L'argent de l'UEMOA ne suffira pas à vaincre le terrorisme
4 décembre 2019Le Mali, le Niger et le Burkina Faso seront les bénéficiaires de l’enveloppe promise par l’UEMOA. L’Union économique et monétaire ouest africaine va en effet débloquer 500 millions de dollars (soit plus de 297 milliards de francs CFA) pour contribuer à la lutte contre le terrorisme dans le Sahel d’ici 2024. 100 millions de dollars seront destinés au financement de l'action militaire du G5 Sahel.
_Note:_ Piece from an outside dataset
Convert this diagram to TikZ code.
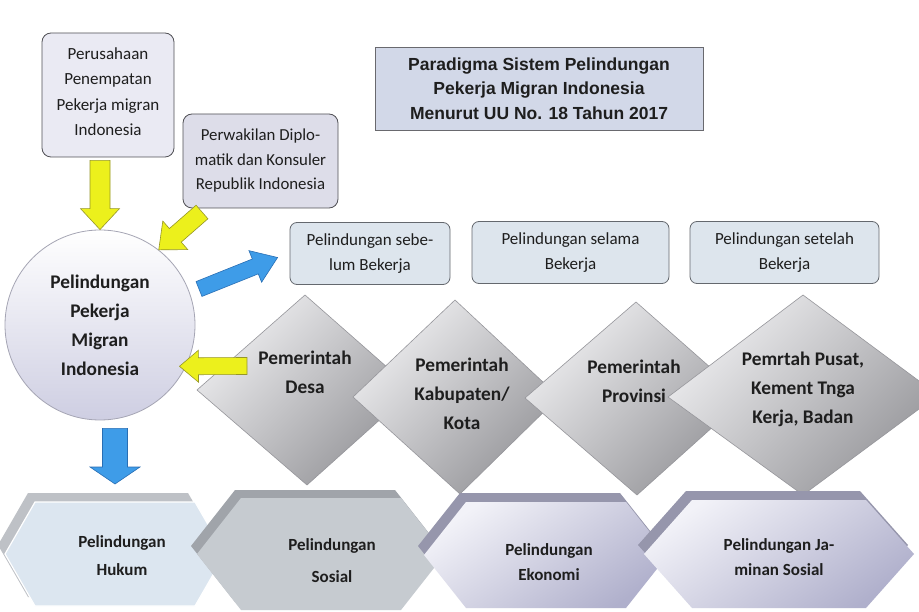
\documentclass[tikz,border=0pt]{standalone}
\usepackage{fontspec}
\setmainfont{Carlito}
\newfontfamily\titlefont{Liberation Sans}
\usetikzlibrary{calc}
\definecolor{yfill}{RGB}{236,240,28}
\definecolor{yline}{RGB}{150,150,40}
\definecolor{bfill}{RGB}{62,156,232}
\definecolor{bline}{RGB}{40,110,180}
\definecolor{boxone}{RGB}{234,234,243}
\definecolor{boxtwo}{RGB}{221,221,233}
\definecolor{boxline}{RGB}{80,80,85}
\definecolor{titlefill}{RGB}{210,216,232}
\definecolor{titleline}{RGB}{105,105,110}
\definecolor{smallfill}{RGB}{221,229,237}
\definecolor{smallline}{RGB}{100,104,110}
\definecolor{circbot}{RGB}{206,206,226}
\definecolor{circline}{RGB}{165,165,180}
\definecolor{dtop}{RGB}{238,238,240}
\definecolor{dbot}{RGB}{150,150,154}
\definecolor{dline}{RGB}{150,150,155}
\definecolor{hafill}{RGB}{220,230,240}
\definecolor{haband}{RGB}{190,193,198}
\definecolor{hbfill}{RGB}{198,203,208}
\definecolor{hbband}{RGB}{160,164,170}
\definecolor{hctop}{RGB}{242,242,248}
\definecolor{hcbot}{RGB}{176,176,204}
\definecolor{hcband}{RGB}{150,150,172}
\definecolor{ink}{RGB}{30,30,30}
% block arrow: style, from, to, shaft half width, head half width, head length
\newcommand\barrow[6]{%
  \draw[#1] let \p1=($(#3)-(#2)$), \n1={atan2(\y1,\x1)}, \n2={veclen(\x1,\y1)} in
   [shift={(#2)}, rotate=\n1] (0pt,-#4) -- (\n2-#6,-#4) -- (\n2-#6,-#5) -- (\n2,0pt)
   -- (\n2-#6,#5) -- (\n2-#6,#4) -- (0pt,#4) -- cycle;}
% hexagon: style, cx, cy, half top, half width, half height
\newcommand\hexa[6]{%
  \path[#1] ({#2-#5},{#3}) -- ({#2-#4},{#3-#6}) -- ({#2+#4},{#3-#6}) -- ({#2+#5},{#3})
   -- ({#2+#4},{#3+#6}) -- ({#2-#4},{#3+#6}) -- cycle;}
\begin{document}
\begin{tikzpicture}[x=1pt,y=-1pt,
  txt/.style={text=ink, align=center, inner sep=0pt},
  regfont/.style={font=\fontsize{17}{25.5}\selectfont},
  roundbox/.style={txt, regfont, draw=boxline, line width=0.8pt, rounded corners=9pt},
  smallbox/.style={txt, regfont, draw=smallline, fill=smallfill, line width=0.8pt,
     rounded corners=7pt, minimum height=62pt},
  titlebox/.style={txt, draw=titleline, fill=titlefill, line width=0.9pt,
     font=\titlefont\bfseries\fontsize{17.5}{24.5}\selectfont},
  bigbold/.style={txt, font=\bfseries\fontsize{19.3}{29}\selectfont},
  hexbold/.style={txt, font=\bfseries\fontsize{17}{27}\selectfont},
  diam/.style={top color=dtop, bottom color=dbot, shading angle=45, draw=dline, line width=0.6pt},
  yarr/.style={fill=yfill, draw=yline, line width=0.6pt},
  barr/.style={fill=bfill, draw=bline, line width=0.6pt}]
\useasboundingbox[fill=white] (0,0) rectangle (919,612);

% top boxes
\node[roundbox, fill=boxone, minimum width=132pt, minimum height=124pt, text depth=7pt]
  (b1) at (108,95) {Perusahaan\\Penempatan\\Pekerja migran\\Indonesia};
\node[roundbox, fill=boxtwo, minimum width=155pt, minimum height=94pt,
  font=\fontsize{16.8}{24.5}\selectfont]
  (b2) at (260.5,161) {Perwakilan Diplo-\\matik dan Konsuler\\Republik Indonesia};
\node[titlebox, minimum width=328pt, minimum height=83pt]
  (title) at (539,88.5) {Paradigma Sistem Pelindungan\\Pekerja Migran Indonesia\\Menurut UU No. 18 Tahun 2017};

% phase boxes
\node[smallbox, minimum width=160pt] (pa) at (370,253.5) {Pelindungan sebe-\\lum Bekerja};
\node[smallbox, minimum width=197pt] (pb) at (570.5,252.5) {Pelindungan selama\\Bekerja};
\node[smallbox, minimum width=189pt] (pc) at (784.5,252.5) {Pelindungan setelah\\Bekerja};

% circle
\node[circle, bigbold, minimum size=190pt, top color=white, bottom color=circbot,
  draw=circline, line width=0.8pt]
  (circ) at (100,325) {Pelindungan\\Pekerja\\Migran\\Indonesia};

% diamonds
\path[diam] (305,295) -- (413,390) -- (307,485) -- (197,390) -- cycle;
\node[bigbold] (d1) at (305,372.5) {Pemerintah\\Desa};
\path[diam] (455,300) -- (559,397) -- (460,494) -- (353,397) -- cycle;
\node[bigbold] (d2) at (462,393.5) {Pemerintah\\Kabupaten/\\Kota};
\path[diam] (636,302) -- (745,398) -- (637,495) -- (525,398) -- cycle;
\node[bigbold] (d3) at (634,381) {Pemerintah\\Provinsi};
\path[diam] (803,295) -- (938,395) -- (803,495) -- (668,397) -- cycle;
\node[bigbold] (d4) at (803,389) {Pemrtah Pusat,\\Kement Tnga\\Kerja, Badan};

% hexagons
\hexa{fill=haband}{108}{545}{80}{110}{52}
\hexa{fill=hafill, draw=white, line width=1.2pt}{115}{554}{80}{110}{52}
\node[hexbold, font=\bfseries\fontsize{17}{28}\selectfont] (h1) at (122,556) {Pelindungan\\Hukum};
\hexa{fill=hbband}{315}{546}{80}{124}{56}
\hexa{fill=hbfill}{321}{554}{80}{124}{56}
\node[hexbold, font=\bfseries\fontsize{17}{32}\selectfont] (h2) at (332,561) {Pelindungan\\Sosial};
\hexa{fill=hcband}{540}{546}{80}{122}{53}
\hexa{top color=hctop, bottom color=hcbot, shading angle=35}{546}{555}{80}{122}{53}
\node[hexbold, font=\bfseries\fontsize{17}{25}\selectfont] (h3) at (549,562.5) {Pelindungan\\Ekonomi};
\hexa{fill=hcband}{773}{545}{87}{135}{54}
\hexa{top color=hctop, bottom color=hcbot, shading angle=35}{779}{554}{87}{135}{54}
\node[hexbold, font=\bfseries\fontsize{17}{25}\selectfont] (h4) at (779,557.5) {Pelindungan Ja-\\minan Sosial};

% arrows
\coordinate (y2s) at (202,212);
\coordinate (y3s) at (247,366);
\coordinate (bls) at (199,289);
\coordinate (bde) at (115,484);
\barrow{yarr}{$(b1.south -| circ.north)+(0,3)$}{circ.north}{10pt}{19.5pt}{21pt}
\barrow{yarr}{y2s}{circ.52}{9pt}{19pt}{22pt}
\barrow{yarr}{y3s}{$(circ.-25)+(-7,1)$}{8.5pt}{16pt}{19pt}
\barrow{barr}{bls}{$(pa.west)+(-12,4)$}{8pt}{17pt}{24pt}
\barrow{barr}{$(circ.south)+(15,8)$}{bde}{12.5pt}{25pt}{17pt}
\end{tikzpicture}
\end{document}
Le G5 Sahel fait part de "sa grande satisfaction" : l’UEMOA consacrera un cinquième de la somme promise à la force militaire conjointe du G5. Mais le groupe, que nous avons contacté, ne souhaite réagir officiellement que dans quelques jours.
Une solidarité régionale
Le côté positif de cette mobilisation pour porter secours aux trois pays sahéliens les plus exposés aux groupes armés est qu’elle dénote un esprit de solidarité entre Etats.
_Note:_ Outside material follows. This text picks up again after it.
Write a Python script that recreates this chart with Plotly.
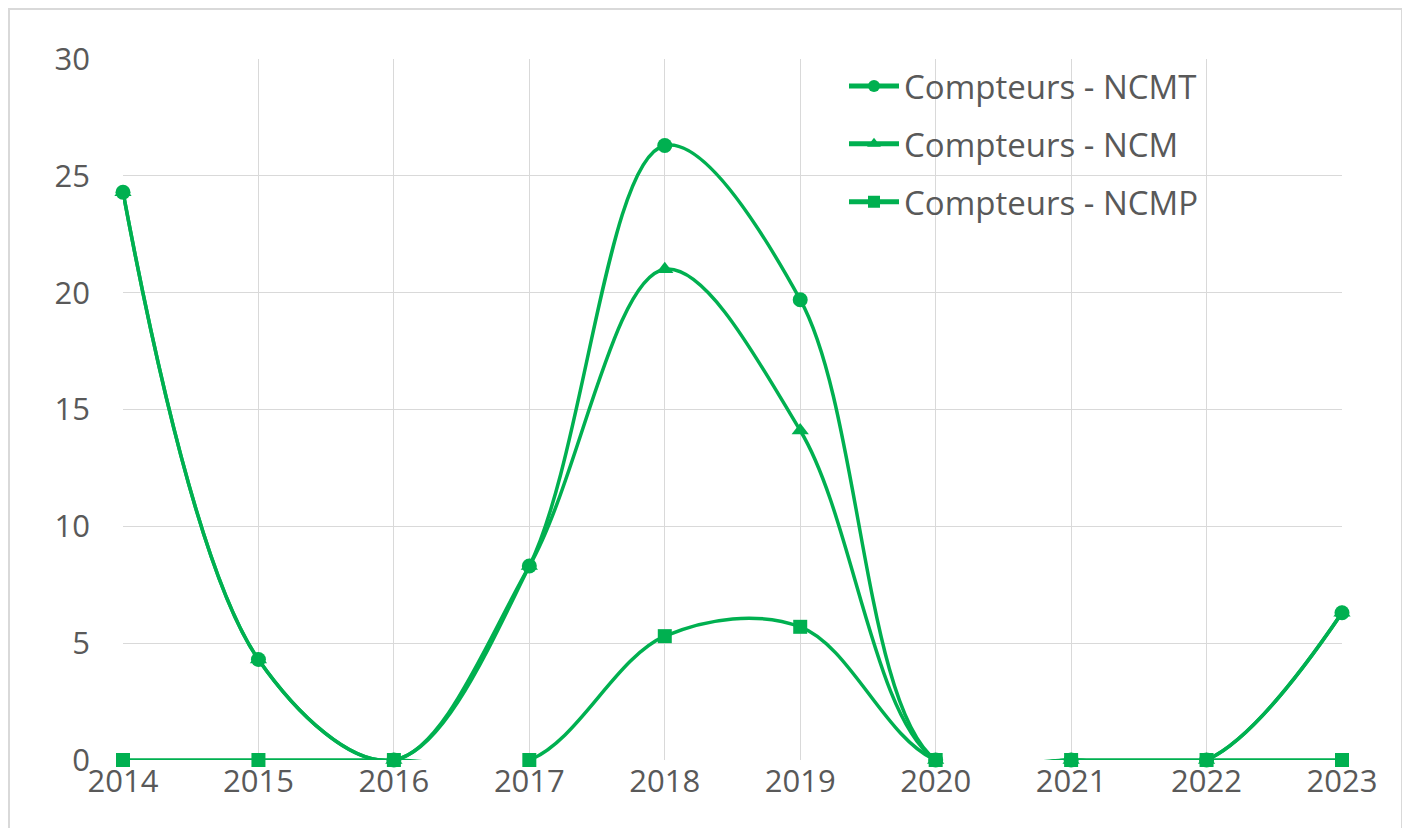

C'est une "mise en commun [des] forces et [des] moyens", comme l’a déclaré Alassane Ouattara lors du sommet extraordinaire de l’UEMOA, un geste que salue également Ahmedou Ould Abdallah.
Cet ancien ministre des Affaires étrangères de la Mauritanie et diplomate onusien préside le Centre pour la stratégie et la sécurité dans le Sahel Sahara (Centre4s).
Il souligne que "c'’est une bonne chose que les voisins réalisent et acceptent qu’ils ont des intérêts communs. C’est un bon exemple de ce qu’il faut faire avant de faire appel aux partenaires extérieurs, que ce soient les pays africains ou les partenaires à l’international."
Problèmes de financement
Toutefois, l’enveloppe consacrée au Fonds régional de sécurité n’est pas nouvelle : elle correspond à la moitié de l’aide déjà annoncée par la Cédéao il y a deux mois, pour la période 2020-2024.
Et puis se pose le problème du financement.
L’UEMOA pourrait passer par un mécanisme ordinaire de financement par ses Etats membres sous la forme de contributions obligatoires pour lever les fonds.
Mais qui va les gérer ? Les Etats membres ? L’union monétaire ? Ou, comme le préconise la France notamment, l’Union européenne qui aurait un droit de regard sur un fonds fiduciaire ?
Inclure les populations des zones reculées
Mais surtout il va être difficile de susciter l’adhésion à cette initiative venue "d’en haut" de la part de populations qui se sentent délaissées.
C’est pourquoi Ahmedou Ould Abdallah préconise "des mesures d’accompagnement" à la riposte militaire.
Pour lui, cela ne signifie pas seulement "une meilleure formation des armées, mais aussi ouvrir un dialogue national pour ouvrir le champ politique. Il y a un problème sécuritaire mais celui-ci ne tombe pas du ciel. Il faut que les gouvernements concernés, que le G5 Sahel et leurs amis ouvrent le champ politique à la société civile et surtout aux partis d’opposition, pour constituer des fronts communs.
Je continue de répéter que si les radicaux sont solidaires, il faut que dans nos pays, nous montrions des fronts communs, patriotiques, ouverts à toutes les couches de population et aux partis d’opposition, au moins les plus représentatifs."
Cette implication des communautés locales ne doit donc pas se limiter à la collecte de renseignements pour l’action militaire.
Baba Dakono, chercheur de l’ISS Bamako, rappelle que les habitants des zones les plus touchées par le terrorisme et la violence armée sont à la fois acteurs et victimes de la criminalité organisée.
Pour certaines familles, la contrebande est une question de survie, à défaut de bénéficier de politiques sociales et économiques satisfaisantes.